Explaining why is more complicated than blithely insisting that people are stupid, although “people are stupid” is surely in the mix here. There were notable gaps (especially in gauging factual statements) within groups according to certain criteria — those with “high political awareness” versus those with low, those who are “digitally savvy” versus those who aren’t, those who trust the media more versus those who trust it less. All of that may boil down to the idea that people who read more, especially those who read the news, are apt to have a more finely honed sense of fact versus opinion since they’re constantly encountering both — sometimes with one deliberately passed off as the other for political gain.

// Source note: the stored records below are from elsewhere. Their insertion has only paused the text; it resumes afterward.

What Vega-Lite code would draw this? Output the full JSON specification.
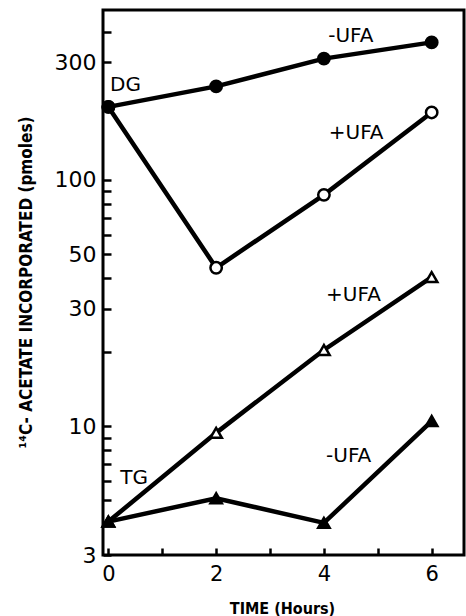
{
  "$schema": "https://vega.github.io/schema/vega-lite/v6.json",
  "width": 361,
  "height": 545,
  "autosize": {"type": "none"},
  "padding": {"left": 103, "top": 10, "right": 2, "bottom": 61},
  "background": "white",
  "config": {
    "view": {"stroke": "black", "strokeWidth": 3},
    "axis": {
      "domain": false,
      "grid": false,
      "tickColor": "black",
      "tickWidth": 2.5,
      "labelColor": "black",
      "labelFont": "DejaVu Sans",
      "titleColor": "black",
      "titleFont": "DejaVu Sans Condensed",
      "titleFontWeight": "bold"
    }
  },
  "datasets": {
    "uptake": [
      {"lipid": "DG", "ufa": "+UFA", "time": 0, "value": 198},
      {"lipid": "DG", "ufa": "+UFA", "time": 2, "value": 44},
      {"lipid": "DG", "ufa": "+UFA", "time": 4, "value": 87},
      {"lipid": "DG", "ufa": "+UFA", "time": 6, "value": 188},
      {"lipid": "TG", "ufa": "+UFA", "time": 0, "value": 4.1},
      {"lipid": "TG", "ufa": "+UFA", "time": 2, "value": 9.4},
      {"lipid": "TG", "ufa": "+UFA", "time": 4, "value": 20.4},
      {"lipid": "TG", "ufa": "+UFA", "time": 6, "value": 40.3},
      {"lipid": "DG", "ufa": "-UFA", "time": 0, "value": 198},
      {"lipid": "DG", "ufa": "-UFA", "time": 2, "value": 240},
      {"lipid": "DG", "ufa": "-UFA", "time": 4, "value": 311},
      {"lipid": "DG", "ufa": "-UFA", "time": 6, "value": 362},
      {"lipid": "TG", "ufa": "-UFA", "time": 0, "value": 4.1},
      {"lipid": "TG", "ufa": "-UFA", "time": 2, "value": 5.1},
      {"lipid": "TG", "ufa": "-UFA", "time": 4, "value": 4.05},
      {"lipid": "TG", "ufa": "-UFA", "time": 6, "value": 10.5}
    ],
    "notes": [
      {"text": "DG", "time": 0.03, "value": 242},
      {"text": "-UFA", "time": 4.08, "value": 386},
      {"text": "+UFA", "time": 4.09, "value": 155},
      {"text": "+UFA", "time": 4.04, "value": 34},
      {"text": "TG", "time": 0.22, "value": 6.15},
      {"text": "-UFA", "time": 4.04, "value": 7.56}
    ]
  },
  "encoding": {
    "x": {
      "field": "time",
      "type": "quantitative",
      "scale": {"domain": [-0.1, 6.6], "nice": false, "zero": false},
      "axis": {
        "title": "TIME (Hours)",
        "titleFontSize": 16,
        "titleX": 179,
        "titleY": 53,
        "titleBaseline": "middle",
        "values": [0, 1, 2, 3, 4, 5, 6],
        "labelExpr": "datum.value % 2 == 0 ? datum.label : ''",
        "labelFontSize": 21,
        "tickSize": -7,
        "labelPadding": 15
      }
    },
    "y": {
      "field": "value",
      "type": "quantitative",
      "scale": {"type": "log", "domain": [3, 490], "nice": false},
      "axis": {
        "title": "¹⁴C- ACETATE INCORPORATED (pmoles)",
        "titleFontSize": 17,
        "titleX": -77,
        "titleY": 272,
        "titleBaseline": "middle",
        "values": [3, 4, 5, 6, 7, 8, 9, 10, 20, 30, 40, 50, 60, 70, 80, 90, 100, 200, 300, 400],
        "format": "d",
        "labelExpr": "indexof([3, 10, 30, 50, 100, 300], datum.value) >= 0 ? datum.label : ''",
        "labelFontSize": 22,
        "tickSize": -8,
        "labelPadding": 15
      }
    }
  },
  "layer": [
    {
      "data": {"name": "uptake"},
      "mark": {"type": "line", "color": "black", "strokeWidth": 4.5},
      "encoding": {
        "detail": [{"field": "lipid"}, {"field": "ufa"}]
      }
    },
    {
      "data": {"name": "uptake"},
      "mark": {"type": "point", "filled": false, "stroke": "black", "strokeWidth": 2.5, "opacity": 1, "size": 130},
      "encoding": {
        "shape": {
          "field": "lipid",
          "type": "nominal",
          "scale": {"domain": ["DG", "TG"], "range": ["circle", "triangle-up"]},
          "legend": null
        },
        "fill": {
          "field": "ufa",
          "type": "nominal",
          "scale": {"domain": ["-UFA", "+UFA"], "range": ["black", "white"]},
          "legend": null
        }
      }
    },
    {
      "data": {"name": "notes"},
      "mark": {"type": "text", "align": "left", "baseline": "middle", "font": "DejaVu Sans", "fontSize": 20, "color": "black"},
      "encoding": {
        "text": {"field": "text"}
      }
    }
  ]
}
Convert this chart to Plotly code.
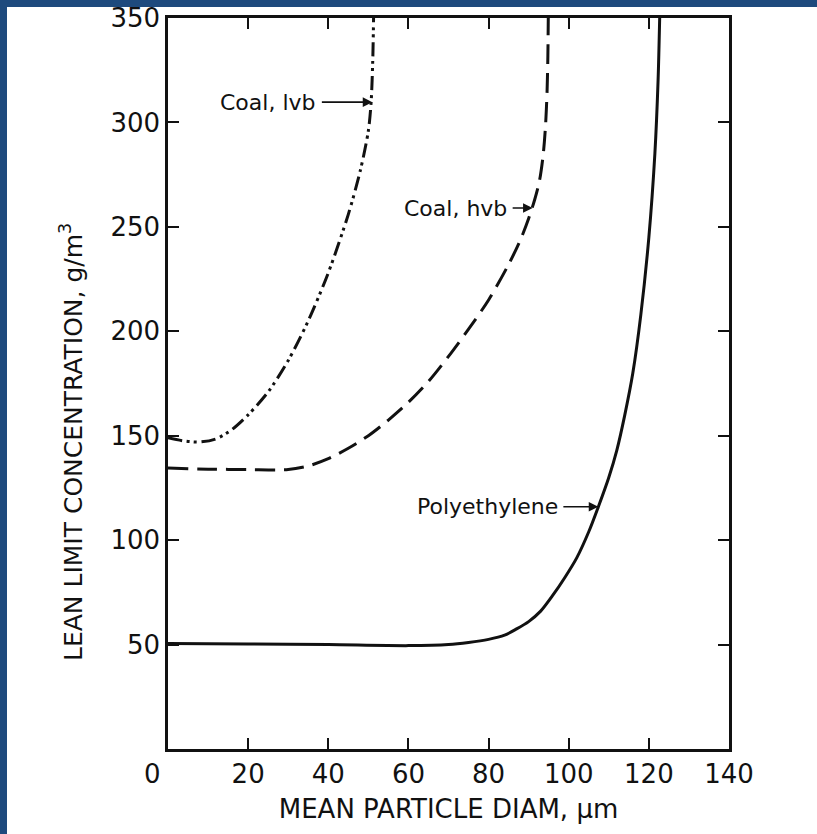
import plotly.graph_objects as go

# ---- data ----
poly_x = [0, 20, 40, 60, 70, 75, 80, 84, 87, 90, 93, 96, 99, 102, 105, 107.4, 110, 112, 114, 116, 118, 120, 121.5, 122.3, 122.7]
poly_y = [50.5, 50.3, 50, 49.5, 50, 51, 52.5, 54.5, 57.5, 61, 66, 73.5, 82, 91.5, 104, 116, 130, 143, 160, 180, 208, 245, 285, 320, 350]

hvb_x = [0, 10, 20, 30, 35, 40, 45, 50, 55, 60, 65, 70, 75, 80, 85, 88, 90, 91.5, 92.7, 93.6, 94.2, 94.6, 94.8, 94.9]
hvb_y = [134.5, 134, 133.8, 133.8, 135.5, 139, 144, 150, 157.5, 166, 176, 188, 201, 215, 232, 244, 254, 263, 272, 284, 298, 315, 332, 350]

lvb_x = [0, 4, 8, 12, 16, 20, 25, 30, 35, 40, 45, 48, 50, 50.7, 51.1, 51.3]
lvb_y = [149, 147.5, 147, 148.5, 153, 160, 171, 186, 205, 228, 256, 277, 296, 310, 330, 350]

x_ticks = [20, 40, 60, 80, 100, 120, 140]
y_ticks = [50, 100, 150, 200, 250, 300, 350]

labels = ["Coal, lvb", "Coal, hvb", "Polyethylene"]
label_tip_x = [51, 91, 107.4]
label_tip_y = [309.7, 259, 116]

# label layout (pixels): arrow length, approximate text width, gap text->arrow
arrow_len_px = [50, 20, 34]
text_w_px = [98, 104, 144]
GAP = 5

FONT = "DejaVu Sans"
INK = "#111111"
BLUE = "#1e4a7d"

fig = go.Figure()
fig.add_trace(go.Scatter(x=poly_x, y=poly_y, mode="lines",
                         line=dict(color=INK, width=3, shape="spline", smoothing=0.8), showlegend=False))
fig.add_trace(go.Scatter(x=hvb_x, y=hvb_y, mode="lines",
                         line=dict(color=INK, width=3, dash="20px,9px", shape="spline", smoothing=0.8), showlegend=False))
fig.add_trace(go.Scatter(x=lvb_x, y=lvb_y, mode="lines",
                         line=dict(color=INK, width=3, dash="14px,5px,3px,4px,3px,5px", shape="spline", smoothing=0.8),
                         showlegend=False))

W, H = 817, 834
L, R, T, B = 168, 88, 18, 85

annotations = []
for txt, tx, ty, al, tw in zip(labels, label_tip_x, label_tip_y, arrow_len_px, text_w_px):
    annotations.append(dict(x=tx, y=ty, xref="x", yref="y", text=txt, showarrow=True,
                            ax=-(al + tw / 2 + GAP), ay=0, arrowhead=2, arrowsize=1.2, arrowwidth=1.6,
                            arrowcolor=INK, standoff=0, borderpad=GAP,
                            font=dict(family=FONT, size=22, color=INK)))
# origin label "0"
annotations.append(dict(x=0, y=0, xref="x", yref="y", text="0", showarrow=False,
                        xanchor="center", yanchor="top", xshift=-16, yshift=-8,
                        font=dict(family=FONT, size=26, color=INK)))
# y axis title
annotations.append(dict(x=(72 - L) / (W - L - R), y=0.42, xref="paper", yref="paper",
                        text="LEAN LIMIT CONCENTRATION, g/m<sup>3</sup>", textangle=-90,
                        showarrow=False, xanchor="center", yanchor="middle",
                        font=dict(family=FONT, size=25, color=INK)))

pw = W - L - R
ph = H - T - B
def px2paper_x(p):
    return (p - L) / pw
def py2paper_y(p):
    return (H - B - p) / ph

shapes = [
    dict(type="rect", xref="paper", yref="paper", x0=px2paper_x(-2), x1=px2paper_x(7),
         y0=py2paper_y(H + 2), y1=py2paper_y(-2), fillcolor=BLUE, line=dict(width=0), layer="above"),
    dict(type="rect", xref="paper", yref="paper", x0=px2paper_x(-2), x1=px2paper_x(W + 2),
         y0=py2paper_y(7), y1=py2paper_y(-2), fillcolor=BLUE, line=dict(width=0), layer="above"),
]

fig.update_layout(
    width=W, height=H,
    margin=dict(l=L, r=R, t=T, b=B, autoexpand=False),
    paper_bgcolor="white", plot_bgcolor="white",
    annotations=annotations, shapes=shapes,
    font=dict(family=FONT, color=INK),
)
fig.update_xaxes(range=[0, 140], tickvals=x_ticks, ticks="inside", ticklen=11, tickwidth=1.5,
                 tickcolor=INK, showline=True, linewidth=2.5, linecolor=INK, mirror="ticks",
                 showgrid=False, zeroline=False, automargin=False,
                 tickfont=dict(family=FONT, size=26, color=INK),
                 title=dict(text="MEAN PARTICLE DIAM, μm", font=dict(family=FONT, size=26, color=INK), standoff=12))
fig.update_yaxes(range=[0, 350], tickvals=y_ticks, ticks="inside", ticklen=11, tickwidth=1.5,
                 tickcolor=INK, showline=True, linewidth=2.5, linecolor=INK, mirror="ticks",
                 showgrid=False, zeroline=False, automargin=False,
                 tickfont=dict(family=FONT, size=26, color=INK))

fig.write_html("out.html")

But personal biases play a part too. Go figure that the more a statement happened to jibe with someone’s political prejudices, the more likely they were to label it fact rather than opinion. Everyone wants to believe they have The Truth on their side. Here’s the list of 10 statements with the partisan numbers on each:
Sourcing also mattered. Democrats and Republicans showed no difference in discerning a statement as fact when presented by the New York Times or USA Today. But when it was presented by Fox News, the share of Republicans willing to describe it as fact ticked up a few points while the share of Democrats willing to describe it as such ticked down. Relatedly:
A lazy take on those numbers would be that distrust of the mainstream media is linked to lower education, which in turn leaves a person less able to tell fact from opinion. A smarter take, I think, is that distrust of the mainstream media is linked to more voracious consumption of partisan news media, whose whole business is questioning the facts and assumptions advanced by the mainstream media. For instance, one of the factual statements offered by Pew is “President Barack Obama was born in the United States.” If you’re an Infowars fan who’s read a hundred articles questioning O’s birth certificate, you might choke on the idea of characterizing that as “fact” even though Pew specifically told people before quizzing them that they shouldn’t base their determination of whether a statement was factual on whether they thought it was accurate.

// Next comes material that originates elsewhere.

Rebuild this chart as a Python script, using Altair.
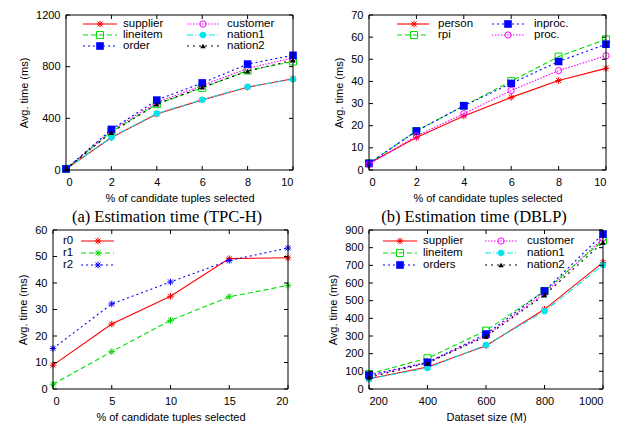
import altair as alt
import pandas as pd

# ---------------- data ----------------
a_x = [0, 2, 4, 6, 8, 10]
a_supplier = [8, 252, 433, 543, 641, 707]
a_customer = [8, 306, 523, 654, 787, 868]
a_lineitem = [8, 297, 510, 636, 770, 840]
a_nation1 = [8, 252, 438, 543, 645, 702]
a_order = [8, 314, 541, 674, 820, 888]
a_nation2 = [8, 290, 510, 641, 765, 850]

b_x = [0, 2, 4, 6, 8, 10]
b_person = [3.0, 14.7, 24.4, 32.8, 40.4, 45.9]
b_rpi = [3.0, 17.6, 29.0, 40.1, 51.2, 59.0]
b_inproc = [3.0, 17.6, 29.0, 39.1, 49.0, 56.8]
b_proc = [2.5, 15.4, 25.4, 35.9, 44.9, 51.6]

c_x = [0, 5, 10, 15, 20]
c_r0 = [9.0, 24.5, 35.0, 49.2, 49.5]
c_r1 = [1.8, 14.1, 25.9, 34.8, 39.1]
c_r2 = [15.3, 32.1, 40.4, 48.5, 53.2]

d_x = [200, 400, 600, 800, 1000]
d_supplier = [58, 125, 245, 451, 717]
d_customer = [72, 151, 302, 542, 853]
d_lineitem = [85, 174, 330, 555, 841]
d_nation1 = [57, 119, 249, 440, 702]
d_orders = [79, 151, 311, 555, 877]
d_nation2 = [66, 147, 298, 532, 830]

a_xticks = [0, 2, 4, 6, 8, 10]
a_yticks = [0, 400, 800, 1200]
b_xticks = [0, 2, 4, 6, 8, 10]
b_yticks = [0, 10, 20, 30, 40, 50, 60, 70]
c_xticks = [0, 5, 10, 15, 20]
c_yticks = [0, 10, 20, 30, 40, 50, 60]
d_xticks = [200, 400, 600, 800, 1000]
d_yticks = [0, 100, 200, 300, 400, 500, 600, 700, 800, 900]

captions = [
    "(a)  Estimation time (TPC-H)",
    "(b)  Estimation time (DBLP)",
    "(c)  Estimation time for different r values",
    "(d)  Estimation time for varying dataset size",
]
xtitle_pct = "% of candidate tuples selected"
xtitle_size = "Dataset size (M)"
ytitle = "Avg. time (ms)"

# ---------------- styles ----------------
STAR = "M-1,0L1,0M0,-1L0,1M-0.75,-0.75L0.75,0.75M-0.75,0.75L0.75,-0.75"
RED, GREEN, BLUE, MAG, CYAN, BLACK = "#ff0000", "#00dd00", "#0000ff", "#ff00ff", "#00e5ee", "#000000"

def st(color, dash, shape, filled, size):
    return dict(color=color, dash=dash, shape=shape, filled=filled, size=size)

tpch_styles = {
    "supplier": st(RED, None, STAR, False, 44),
    "customer": st(MAG, [1.5, 1.5], "circle", False, 40),
    "lineitem": st(GREEN, [5, 3], "square", False, 50),
    "nation1": st(CYAN, [6, 2, 1, 2], "circle", True, 40),
    "order": st(BLUE, [2, 3], "square", True, 58),
    "orders": st(BLUE, [2, 3], "square", True, 58),
    "nation2": st(BLACK, [2, 4], "triangle-up", True, 30),
}
dblp_styles = {
    "person": st(RED, None, STAR, False, 44),
    "rpi": st(GREEN, [5, 3], "square", False, 50),
    "inproc.": st(BLUE, [2, 3], "square", True, 58),
    "proc.": st(MAG, [1.5, 1.5], "circle", False, 40),
}
r_styles = {
    "r0": st(RED, None, STAR, False, 44),
    "r1": st(GREEN, [5, 3], STAR, False, 44),
    "r2": st(BLUE, [2, 3], STAR, False, 44),
}

FONT = "Liberation Sans"
dummy = pd.DataFrame({"k": [0]})


def line_kw(s):
    kw = dict(color=s["color"], strokeWidth=1.1)
    if s["dash"] is not None:
        kw["strokeDash"] = s["dash"]
    return kw


def point_kw(s):
    return dict(shape=s["shape"], filled=s["filled"], size=s["size"], color=s["color"],
                opacity=1, strokeWidth=1)


def panel(xs, series, styles, xdom, xticks, ydom, yticks, origin, view_left, w, h, vw,
          xtitle, legend, caption, cap_center):
    # origin: page coords of the plot area's top-left; view_left: page x of the view group
    ox, oy = origin
    xl = ox - view_left
    xr = xl + w
    rows = []
    for name, vals in series:
        for xv, yv in zip(xs, vals):
            rows.append({"x": xv, "y": yv, "s": name})
    df = pd.DataFrame(rows)

    X = alt.X("x:Q", scale=alt.Scale(domain=xdom, range=[xl, xr], nice=False, zero=False),
              axis=alt.Axis(values=xticks, title=xtitle, format="d", labelPadding=6,
                            titlePadding=5))
    Y = alt.Y("y:Q", scale=alt.Scale(domain=ydom, nice=False),
              axis=alt.Axis(values=yticks, title=ytitle, format="d", labelPadding=6,
                            titlePadding=6, offset=max(0, -xl)))
    layers = []
    for name, _ in series:
        s = styles[name]
        base = alt.Chart(df).transform_filter(alt.datum.s == name)
        layers.append(base.mark_line(**line_kw(s)).encode(x=X, y=Y))
        layers.append(base.mark_point(**point_kw(s)).encode(x=X, y=Y))

    # frame and inward (mirrored) ticks
    layers.append(alt.Chart(dummy).mark_rect(fillOpacity=0, stroke="black", strokeWidth=1)
                  .encode(x=alt.value(xl), x2=alt.value(xr), y=alt.value(0), y2=alt.value(h)))
    ytd = pd.DataFrame({"y": yticks})
    xtd = pd.DataFrame({"x": xticks})
    layers.append(alt.Chart(ytd).mark_rule(color="black", strokeWidth=1)
                  .encode(y=Y, x=alt.value(xl), x2=alt.value(xl + 4)))
    layers.append(alt.Chart(ytd).mark_rule(color="black", strokeWidth=1)
                  .encode(y=Y, x=alt.value(xr - 4), x2=alt.value(xr)))
    layers.append(alt.Chart(xtd).mark_rule(color="black", strokeWidth=1)
                  .encode(x=X, y=alt.value(h - 4), y2=alt.value(h)))
    layers.append(alt.Chart(xtd).mark_rule(color="black", strokeWidth=1)
                  .encode(x=X, y=alt.value(0), y2=alt.value(4)))

    # legend (page coordinates converted to view coordinates)
    for name, lx0, lx1, mx, ly, tx, talign in legend:
        s = styles[name]
        vx = -view_left
        vy = ly - oy
        layers.append(alt.Chart(dummy).mark_rule(**line_kw(s))
                      .encode(x=alt.value(lx0 + vx), x2=alt.value(lx1 + vx), y=alt.value(vy)))
        layers.append(alt.Chart(dummy).mark_point(**point_kw(s))
                      .encode(x=alt.value(mx + vx), y=alt.value(vy)))
        layers.append(alt.Chart(dummy).mark_text(font=FONT, fontSize=11.5, align=talign,
                                                 baseline="middle", color="black")
                      .encode(x=alt.value(tx + vx), y=alt.value(vy), text=alt.value(name)))

    cx, cy = cap_center
    layers.append(alt.Chart(dummy).mark_text(font="Liberation Serif", fontSize=16.5,
                                             align="center", baseline="middle", color="black")
                  .encode(x=alt.value(cx - view_left), y=alt.value(cy - oy),
                          text=alt.value(caption)))
    return alt.layer(*layers).properties(width=vw, height=h)


ROW1_TOP, ROW1_H = 14, 155
ROW2_TOP, ROW2_H = 229, 159
LEFT_VIEW = 66
COL_GAP = 76

pa = panel(a_x, [("supplier", a_supplier), ("customer", a_customer), ("lineitem", a_lineitem),
                 ("nation1", a_nation1), ("order", a_order), ("nation2", a_nation2)],
           tpch_styles, [0, 10], a_xticks, [0, 1200], a_yticks,
           (66, ROW1_TOP), LEFT_VIEW, 227, ROW1_H, 227, xtitle_pct,
           [("supplier", 83, 117, 100, 23, 123, "left"),
            ("lineitem", 83, 117, 100, 34, 123, "left"),
            ("order", 83, 117, 100, 45, 123, "left"),
            ("customer", 187, 220, 203, 23, 227, "left"),
            ("nation1", 187, 220, 203, 34, 227, "left"),
            ("nation2", 187, 220, 203, 45, 227, "left")],
           captions[0], (167, 216))

pb = panel(b_x, [("person", b_person), ("rpi", b_rpi), ("inproc.", b_inproc), ("proc.", b_proc)],
           dblp_styles, [0, 10], b_xticks, [0, 70], b_yticks,
           (369, ROW1_TOP), 369, 237, ROW1_H, 237, xtitle_pct,
           [("person", 397, 429, 414, 23, 438, "left"),
            ("rpi", 397, 429, 414, 34, 438, "left"),
            ("inproc.", 492, 524, 508, 23, 534, "left"),
            ("proc.", 492, 524, 508, 34, 534, "left")],
           captions[1], (474, 216))

pc = panel(c_x, [("r0", c_r0), ("r1", c_r1), ("r2", c_r2)],
           r_styles, [0, 20], c_xticks, [0, 60], c_yticks,
           (53, ROW2_TOP), LEFT_VIEW, 235, ROW2_H, 366 - COL_GAP - LEFT_VIEW, xtitle_pct,
           [("r0", 81, 114, 98, 240, 63, "left"),
            ("r1", 81, 114, 98, 252, 63, "left"),
            ("r2", 81, 114, 98, 264, 63, "left")],
           captions[2], (160, 435))

pd_ = panel(d_x, [("supplier", d_supplier), ("customer", d_customer), ("lineitem", d_lineitem),
                  ("nation1", d_nation1), ("orders", d_orders), ("nation2", d_nation2)],
            tpch_styles, [200, 1000], d_xticks, [0, 900], d_yticks,
            (366, ROW2_TOP), 366, 234, ROW2_H, 234, xtitle_size,
            [("supplier", 380, 414, 397, 240, 420, "left"),
             ("lineitem", 380, 414, 397, 252, 420, "left"),
             ("orders", 380, 414, 397, 264, 420, "left"),
             ("customer", 482, 514, 498, 240, 524, "left"),
             ("nation1", 482, 514, 498, 252, 524, "left"),
             ("nation2", 482, 514, 498, 264, 524, "left")],
            captions[3], (470, 435))

chart = alt.concat(
    pa, pb, pc, pd_, columns=2, bounds="flush", align="none",
    spacing={"row": ROW2_TOP - (ROW1_TOP + ROW1_H), "column": COL_GAP},
).properties(
    padding={"left": 9, "top": 0, "right": 0, "bottom": 0}
).configure_view(stroke="transparent").configure_axis(
    labelFont=FONT, labelFontSize=11, titleFont=FONT, titleFontSize=11,
    titleFontWeight="normal", labelColor="black", titleColor="black",
    ticks=False, tickSize=0, domain=False, grid=False
)

chart.save("out.html", embed_options={"renderer": "svg", "actions": False})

Or, if you’re reading any sort of right-wing blog, you might pause when confronted with the statement “Government is almost always wasteful and inefficient.” After gorging for years on information supporting that belief, you might have a hard time classifying it as an opinion. Which it is. A very smart opinion, one with loads and loads of corroborating evidence, but a bit too sweeping and dismissive to be treated as absolute fact. The point remains, though: As with any other type of diet, one’s news diet will affect how one copes with real-world challenges. Just look at how Democrats did in the first chart above when asked whether a $15 minimum wage is “essential.” By 2020, 75 percent of them will be calling that fact.

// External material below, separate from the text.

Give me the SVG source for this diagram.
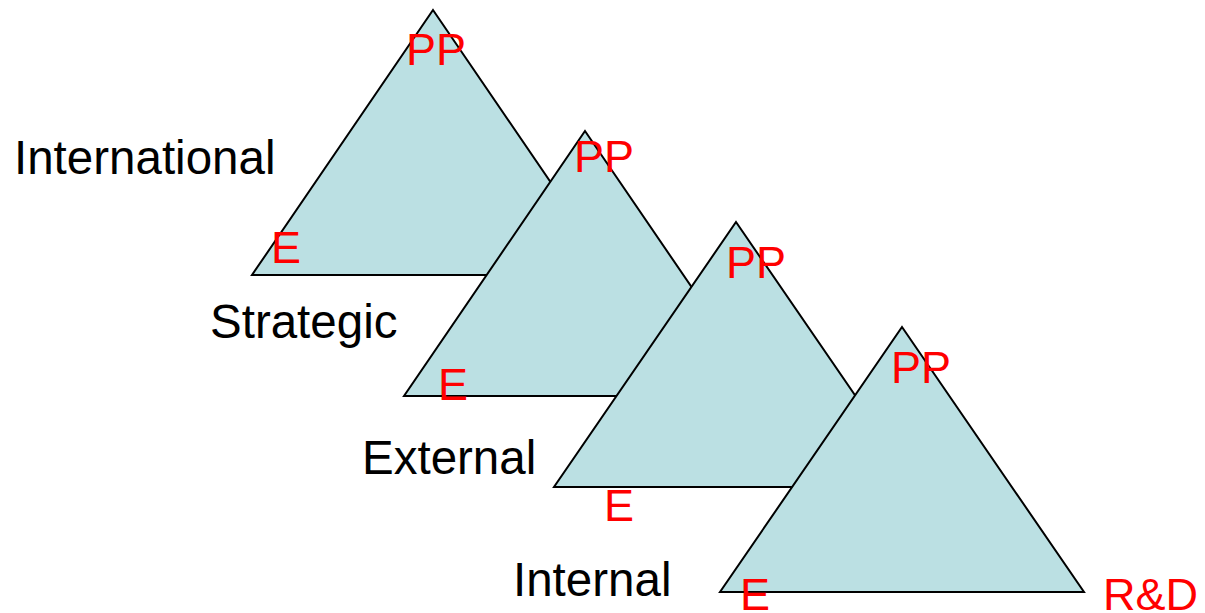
<svg xmlns="http://www.w3.org/2000/svg" width="1205" height="613" viewBox="0 0 1205 613">
<style>
.tri{fill:#bbe0e3;stroke:#000;stroke-width:2;stroke-linejoin:miter}
.r{fill:#ff0000;font-family:"Liberation Sans",Arial,sans-serif;font-size:45px}
.k{fill:#000;font-family:"Liberation Sans",Arial,sans-serif;font-size:47.5px}
</style>
<rect width="1205" height="613" fill="#fff"/>
<g id="label-international"><text class="k" x="14" y="174">International</text></g>
<g id="label-strategic"><text class="k" x="210" y="338">Strategic</text></g>
<g id="label-external"><text class="k" x="362" y="474">External</text></g>
<g id="label-internal"><text class="k" x="513" y="596">Internal</text></g>
<g id="tri1">
<polygon class="tri" points="433,10 614,275 252,275"/>
<text class="r" x="406" y="65">PP</text>
<text class="r" x="271" y="263">E</text>
</g>
<g id="tri2">
<polygon class="tri" points="585,131 766,396 404,396"/>
<text class="r" x="574" y="172">PP</text>
<text class="r" x="438" y="400">E</text>
</g>
<g id="tri3">
<polygon class="tri" points="736,222 918,487 554,487"/>
<text class="r" x="726" y="278">PP</text>
<text class="r" x="604" y="521">E</text>
</g>
<g id="tri4">
<polygon class="tri" points="902,327 1084,592 720,592"/>
<text class="r" x="891" y="383">PP</text>
<text class="r" x="740" y="610">E</text>
<text class="r" x="1103" y="610">R&amp;D</text>
</g>
<g id="connectors"/>
</svg>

The only one of the 10 statements that’s genuinely tricky, I think, is the one about illegals having rights under the Constitution. That has nothing to do with illegals per se; it’s just that debates over law, particularly constitutional law, frequently are proxies for political opinion. Right-wingers would tell you it’s a fact that the Second Amendment protects an individual right to bear arms, and they’d be correct. Left-wingers would tell you that’s a matter of opinion, albeit one that’s momentarily the law of the land thanks to the Heller opinion. (If Pew really wanted to mess with people, they’d have used “Abortion is a right under the Constitution” instead.) It is in fact true under Supreme Court jurisprudence that illegals enjoy *some* rights under the Constitution; even if it weren’t, the statement would still qualify as fact under Pew’s rules since it’s being offered as an assertion of legal reality. Online readers are so used to seeing opinions couched as “constitutional facts,” though, that I’d give anyone who whiffed on that one a bit of a pass. A 10-year-old would probably choke on it too. Although maybe not an 11-year-old.